[Start Dataset excerpt]

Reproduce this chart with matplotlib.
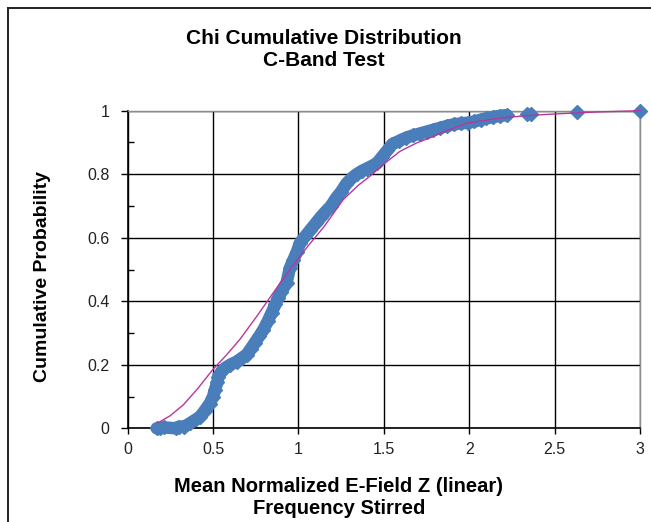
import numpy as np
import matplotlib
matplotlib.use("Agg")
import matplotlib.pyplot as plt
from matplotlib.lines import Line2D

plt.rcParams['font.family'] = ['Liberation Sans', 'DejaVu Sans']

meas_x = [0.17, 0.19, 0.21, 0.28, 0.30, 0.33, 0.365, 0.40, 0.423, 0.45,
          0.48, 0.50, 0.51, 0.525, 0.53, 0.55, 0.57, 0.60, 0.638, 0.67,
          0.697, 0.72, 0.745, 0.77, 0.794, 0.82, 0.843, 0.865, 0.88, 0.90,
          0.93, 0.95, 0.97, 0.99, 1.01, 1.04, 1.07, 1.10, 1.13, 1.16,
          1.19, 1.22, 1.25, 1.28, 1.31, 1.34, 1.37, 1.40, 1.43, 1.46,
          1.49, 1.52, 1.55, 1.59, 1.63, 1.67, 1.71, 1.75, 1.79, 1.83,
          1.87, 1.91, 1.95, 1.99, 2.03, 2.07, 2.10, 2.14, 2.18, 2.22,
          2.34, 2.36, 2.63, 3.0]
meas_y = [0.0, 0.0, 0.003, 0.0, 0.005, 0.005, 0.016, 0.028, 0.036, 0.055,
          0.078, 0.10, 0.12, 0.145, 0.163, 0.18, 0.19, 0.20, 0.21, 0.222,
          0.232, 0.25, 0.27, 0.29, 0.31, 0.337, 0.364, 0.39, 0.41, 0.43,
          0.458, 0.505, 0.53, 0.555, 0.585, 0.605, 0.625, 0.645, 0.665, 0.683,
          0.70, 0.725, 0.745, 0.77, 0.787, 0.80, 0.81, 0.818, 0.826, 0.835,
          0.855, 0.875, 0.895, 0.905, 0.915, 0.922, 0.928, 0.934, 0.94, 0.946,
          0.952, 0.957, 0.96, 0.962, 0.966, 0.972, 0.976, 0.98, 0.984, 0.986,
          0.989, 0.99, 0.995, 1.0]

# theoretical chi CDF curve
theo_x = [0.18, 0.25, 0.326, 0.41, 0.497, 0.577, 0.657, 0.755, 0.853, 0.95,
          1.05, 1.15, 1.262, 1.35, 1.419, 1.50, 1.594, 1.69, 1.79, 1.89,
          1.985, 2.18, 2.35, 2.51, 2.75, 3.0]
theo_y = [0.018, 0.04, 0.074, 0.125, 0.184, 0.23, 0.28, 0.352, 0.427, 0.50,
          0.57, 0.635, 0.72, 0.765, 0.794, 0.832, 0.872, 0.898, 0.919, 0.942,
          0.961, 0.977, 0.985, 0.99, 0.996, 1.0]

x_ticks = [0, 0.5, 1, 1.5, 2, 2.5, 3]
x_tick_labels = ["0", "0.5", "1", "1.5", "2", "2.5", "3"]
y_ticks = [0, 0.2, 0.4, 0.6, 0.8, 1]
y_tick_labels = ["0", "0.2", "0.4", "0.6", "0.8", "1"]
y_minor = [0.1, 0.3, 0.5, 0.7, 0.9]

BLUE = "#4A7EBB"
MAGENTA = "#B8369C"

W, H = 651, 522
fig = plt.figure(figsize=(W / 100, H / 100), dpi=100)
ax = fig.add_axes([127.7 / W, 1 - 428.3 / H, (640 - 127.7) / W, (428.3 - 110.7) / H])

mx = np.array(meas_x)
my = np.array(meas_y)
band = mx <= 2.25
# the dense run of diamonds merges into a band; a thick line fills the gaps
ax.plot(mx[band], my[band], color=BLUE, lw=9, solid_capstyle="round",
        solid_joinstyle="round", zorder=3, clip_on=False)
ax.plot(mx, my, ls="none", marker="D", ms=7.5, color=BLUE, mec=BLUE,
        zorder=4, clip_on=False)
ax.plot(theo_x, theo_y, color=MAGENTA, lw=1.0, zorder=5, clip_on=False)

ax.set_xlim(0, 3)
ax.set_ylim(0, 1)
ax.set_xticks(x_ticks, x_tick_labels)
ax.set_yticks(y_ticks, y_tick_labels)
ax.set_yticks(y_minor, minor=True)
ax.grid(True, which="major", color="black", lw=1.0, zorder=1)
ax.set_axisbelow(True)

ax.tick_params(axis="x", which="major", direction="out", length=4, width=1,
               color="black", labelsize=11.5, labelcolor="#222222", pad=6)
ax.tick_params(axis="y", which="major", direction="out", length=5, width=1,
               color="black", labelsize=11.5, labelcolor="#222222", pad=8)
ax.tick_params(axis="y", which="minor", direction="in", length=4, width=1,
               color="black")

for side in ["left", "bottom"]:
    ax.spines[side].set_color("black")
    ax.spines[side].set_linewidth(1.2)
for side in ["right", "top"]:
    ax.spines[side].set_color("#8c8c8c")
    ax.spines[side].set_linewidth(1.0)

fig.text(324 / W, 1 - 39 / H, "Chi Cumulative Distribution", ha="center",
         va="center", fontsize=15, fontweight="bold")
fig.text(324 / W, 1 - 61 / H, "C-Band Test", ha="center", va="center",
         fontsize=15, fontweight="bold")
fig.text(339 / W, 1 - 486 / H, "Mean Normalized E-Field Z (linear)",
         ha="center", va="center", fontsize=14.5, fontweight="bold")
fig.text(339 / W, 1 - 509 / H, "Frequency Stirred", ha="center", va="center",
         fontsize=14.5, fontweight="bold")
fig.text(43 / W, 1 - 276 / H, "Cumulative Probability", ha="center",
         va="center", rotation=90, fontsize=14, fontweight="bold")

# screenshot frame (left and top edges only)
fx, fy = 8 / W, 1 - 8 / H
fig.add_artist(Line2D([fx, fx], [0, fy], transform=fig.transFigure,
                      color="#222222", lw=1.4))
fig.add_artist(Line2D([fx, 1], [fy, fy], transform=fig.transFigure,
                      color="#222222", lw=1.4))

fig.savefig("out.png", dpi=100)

[End Dataset excerpt]

Short problem
Skip the images and write out the rest of the listing exactly.

Reply to the exercise
Reproduce this chart with matplotlib.
import numpy as np
import matplotlib
matplotlib.use("Agg")
import matplotlib.pyplot as plt
from matplotlib.lines import Line2D

plt.rcParams['font.family'] = ['Liberation Sans', 'DejaVu Sans']

meas_x = [0.17, 0.19, 0.21, 0.28, 0.30, 0.33, 0.365, 0.40, 0.423, 0.45,
          0.48, 0.50, 0.51, 0.525, 0.53, 0.55, 0.57, 0.60, 0.638, 0.67,
          0.697, 0.72, 0.745, 0.77, 0.794, 0.82, 0.843, 0.865, 0.88, 0.90,
          0.93, 0.95, 0.97, 0.99, 1.01, 1.04, 1.07, 1.10, 1.13, 1.16,
          1.19, 1.22, 1.25, 1.28, 1.31, 1.34, 1.37, 1.40, 1.43, 1.46,
          1.49, 1.52, 1.55, 1.59, 1.63, 1.67, 1.71, 1.75, 1.79, 1.83,
          1.87, 1.91, 1.95, 1.99, 2.03, 2.07, 2.10, 2.14, 2.18, 2.22,
          2.34, 2.36, 2.63, 3.0]
meas_y = [0.0, 0.0, 0.003, 0.0, 0.005, 0.005, 0.016, 0.028, 0.036, 0.055,
          0.078, 0.10, 0.12, 0.145, 0.163, 0.18, 0.19, 0.20, 0.21, 0.222,
          0.232, 0.25, 0.27, 0.29, 0.31, 0.337, 0.364, 0.39, 0.41, 0.43,
          0.458, 0.505, 0.53, 0.555, 0.585, 0.605, 0.625, 0.645, 0.665, 0.683,
          0.70, 0.725, 0.745, 0.77, 0.787, 0.80, 0.81, 0.818, 0.826, 0.835,
          0.855, 0.875, 0.895, 0.905, 0.915, 0.922, 0.928, 0.934, 0.94, 0.946,
          0.952, 0.957, 0.96, 0.962, 0.966, 0.972, 0.976, 0.98, 0.984, 0.986,
          0.989, 0.99, 0.995, 1.0]

# theoretical chi CDF curve
theo_x = [0.18, 0.25, 0.326, 0.41, 0.497, 0.577, 0.657, 0.755, 0.853, 0.95,
          1.05, 1.15, 1.262, 1.35, 1.419, 1.50, 1.594, 1.69, 1.79, 1.89,
          1.985, 2.18, 2.35, 2.51, 2.75, 3.0]
theo_y = [0.018, 0.04, 0.074, 0.125, 0.184, 0.23, 0.28, 0.352, 0.427, 0.50,
          0.57, 0.635, 0.72, 0.765, 0.794, 0.832, 0.872, 0.898, 0.919, 0.942,
          0.961, 0.977, 0.985, 0.99, 0.996, 1.0]

x_ticks = [0, 0.5, 1, 1.5, 2, 2.5, 3]
x_tick_labels = ["0", "0.5", "1", "1.5", "2", "2.5", "3"]
y_ticks = [0, 0.2, 0.4, 0.6, 0.8, 1]
y_tick_labels = ["0", "0.2", "0.4", "0.6", "0.8", "1"]
y_minor = [0.1, 0.3, 0.5, 0.7, 0.9]

BLUE = "#4A7EBB"
MAGENTA = "#B8369C"

W, H = 651, 522
fig = plt.figure(figsize=(W / 100, H / 100), dpi=100)
ax = fig.add_axes([127.7 / W, 1 - 428.3 / H, (640 - 127.7) / W, (428.3 - 110.7) / H])

mx = np.array(meas_x)
my = np.array(meas_y)
band = mx <= 2.25
# the dense run of diamonds merges into a band; a thick line fills the gaps
ax.plot(mx[band], my[band], color=BLUE, lw=9, solid_capstyle="round",
        solid_joinstyle="round", zorder=3, clip_on=False)
ax.plot(mx, my, ls="none", marker="D", ms=7.5, color=BLUE, mec=BLUE,
        zorder=4, clip_on=False)
ax.plot(theo_x, theo_y, color=MAGENTA, lw=1.0, zorder=5, clip_on=False)

ax.set_xlim(0, 3)
ax.set_ylim(0, 1)
ax.set_xticks(x_ticks, x_tick_labels)
ax.set_yticks(y_ticks, y_tick_labels)
ax.set_yticks(y_minor, minor=True)
ax.grid(True, which="major", color="black", lw=1.0, zorder=1)
ax.set_axisbelow(True)

ax.tick_params(axis="x", which="major", direction="out", length=4, width=1,
               color="black", labelsize=11.5, labelcolor="#222222", pad=6)
ax.tick_params(axis="y", which="major", direction="out", length=5, width=1,
               color="black", labelsize=11.5, labelcolor="#222222", pad=8)
ax.tick_params(axis="y", which="minor", direction="in", length=4, width=1,
               color="black")

for side in ["left", "bottom"]:
    ax.spines[side].set_color("black")
    ax.spines[side].set_linewidth(1.2)
for side in ["right", "top"]:
    ax.spines[side].set_color("#8c8c8c")
    ax.spines[side].set_linewidth(1.0)

fig.text(324 / W, 1 - 39 / H, "Chi Cumulative Distribution", ha="center",
         va="center", fontsize=15, fontweight="bold")
fig.text(324 / W, 1 - 61 / H, "C-Band Test", ha="center", va="center",
         fontsize=15, fontweight="bold")
fig.text(339 / W, 1 - 486 / H, "Mean Normalized E-Field Z (linear)",
         ha="center", va="center", fontsize=14.5, fontweight="bold")
fig.text(339 / W, 1 - 509 / H, "Frequency Stirred", ha="center", va="center",
         fontsize=14.5, fontweight="bold")
fig.text(43 / W, 1 - 276 / H, "Cumulative Probability", ha="center",
         va="center", rotation=90, fontsize=14, fontweight="bold")

# screenshot frame (left and top edges only)
fx, fy = 8 / W, 1 - 8 / H
fig.add_artist(Line2D([fx, fx], [0, fy], transform=fig.transFigure,
                      color="#222222", lw=1.4))
fig.add_artist(Line2D([fx, 1], [fy, fy], transform=fig.transFigure,
                      color="#222222", lw=1.4))

fig.savefig("out.png", dpi=100)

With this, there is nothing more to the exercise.